My two favorite baristas, Mike (Tigers fan) and Colleen (Yankees fan) had simply this to say about it this morning: “Honestly, we agreed that we will give him credit for 1,000 hits for his career.”

What about people outside of Seattle? Well, my Twitter feed barely felt abuzz when it happened. It was mentioned by several folks I follow, and I follow a lot of baseball folks, but with little more import than any other home run. Aside from the folks at Yankee Stadium, the fanfare seemed to be pretty minimal. I bet there are plenty of folks in the Bronx who, at the moment, were just more concerned with how to pay rent (maybe in one of A-Rod’s slum properties?!?).

It’s not clear that the rest of New York City cared much, other than to slight the accomplishment. Even the New York Daily news thinks A-Rod is an assclown.

Ouch! I thought we were past The Age of the Asterisk. Guess not!

The New York Yankees cared just enough to mention it, but are adamant in their refusal to pay Rodriguez the milestone bonus for hit number 3,000, or any other milestone.

Regardless of the A-Rod redemption narrative threading through this season, it would seem that A-Rod, himself, is the only person who really cares.
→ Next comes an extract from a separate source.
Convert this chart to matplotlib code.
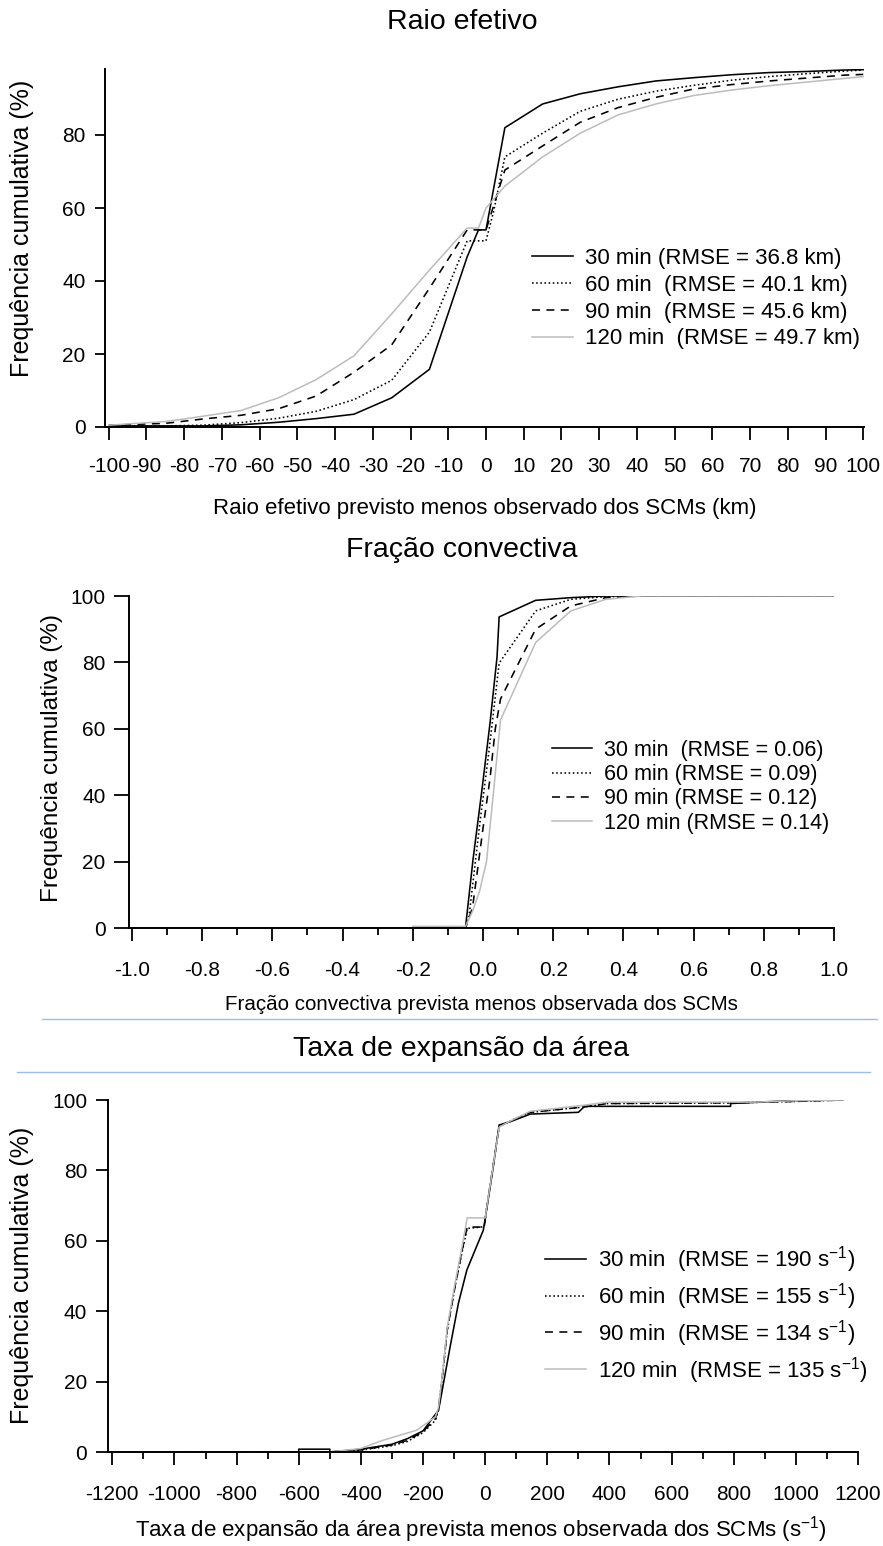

I think particularly so, because he homered for hit number 3,000 just like his lip gloss twin, Derek Jeter, did. Rodriguez’s need for approval and attention-seeking behaviors may seem subdued this season, but I’m pretty sure it hurts him just a little bit that hardly anybody cares. At least in comparison to the fanfare surrounding Jeter’s 3,000th.

I mean, come on, even the guy who caught Jeets’s 3,000th just gave it back to him, asking for nothing in return. Meanwhile, that moronic “Ball Hawk” who caught A-Rod’s last night said he has no intention of giving the ball back.

https://www.youtube.com/watch?v=Dbttg2yp8N4

It seems, to an extent, that the old English proverb, “A friend’s eye is a good mirror,” might apply here.